On one hand, globalized culture is something that can’t be fought.
On the other hand, sometimes it can be pretty sad. I live in an area that is a rich patchwork of ethnicities. I can ride my bike to the hometowns of at least ten different tribes, each one has it’s own orgins, arts, dances, language and traditions. If Wikipedia is to believed, some of these tribes have been in the area since Neolithic times.
A couple hundred years ago, a chunk of that culture was lost when an invading tribe brought their own leaders and their brand of Islam to the region. Their mark is still everywhere- the way people dress, the language they speak, their names, their social structures, etc. Some groups fled to the mountains and the older traditions still live on in remote areas, but people practicing them are subject to scorn and discrimination. Anyone wanting to do anything with their lives would have to renounce them. Most the rest of the people live in a sort of West African monoculture, to the point that I was more comfortable in Mali- thousands of miles away- than I am just a few hundred miles to the south of me, where the Islamic invaders never reached. Huge swathes of cultures have been erased.
Seems a little sadder when it’s not about McDonalds, doesn’t it?
Of course nowdays, it’s all Hindi movies, Cote D’Ivoirian pop music, cheap Chinese goods, and knock off European luxery clothes. On traditional village holidays, the young people are more likely to be dancing to Shakira than the dances their grandparents danced.
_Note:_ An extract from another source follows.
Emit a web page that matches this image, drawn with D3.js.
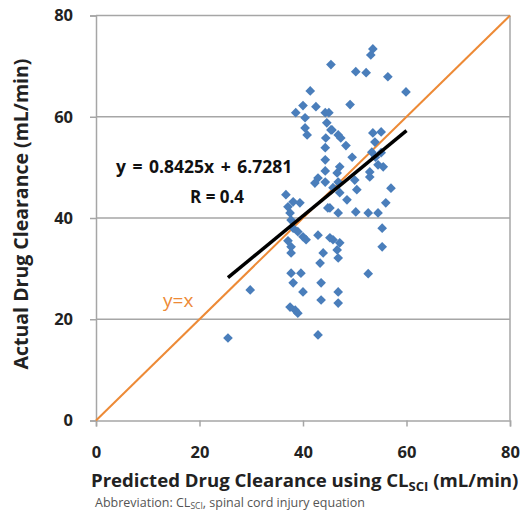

Is there anything wrong with Shakira? No. But the world is losing something that it will never get back. We are losing religions, languages, artforms and cultures and once they are gone, they will be gone. It’s inevitable, but the death of anything- especially something as profound as a culture- is sad.
It only borders into evil when people try to graft inappropriate parts of one culture on to another. For example, we have a French school system here. And it’s a wreck, because it doesn’t account for the fact that the kids are required to farm certain weeks of the year, usually miss a year here and there because they can’t pay, often married and raising children, and generally just have a different life than your average French Lycee student. And it is a huge disservice. I can imagine a hundred different school systems that would be better for this culture. But people will keep imitating the French system because it is associated with prestige. People often actually believe that anything European is better than anything African. And time and time again this leads to bad stuff.
Anyway, nothing can be done. And often cultures manage to find a way to survive in their new form.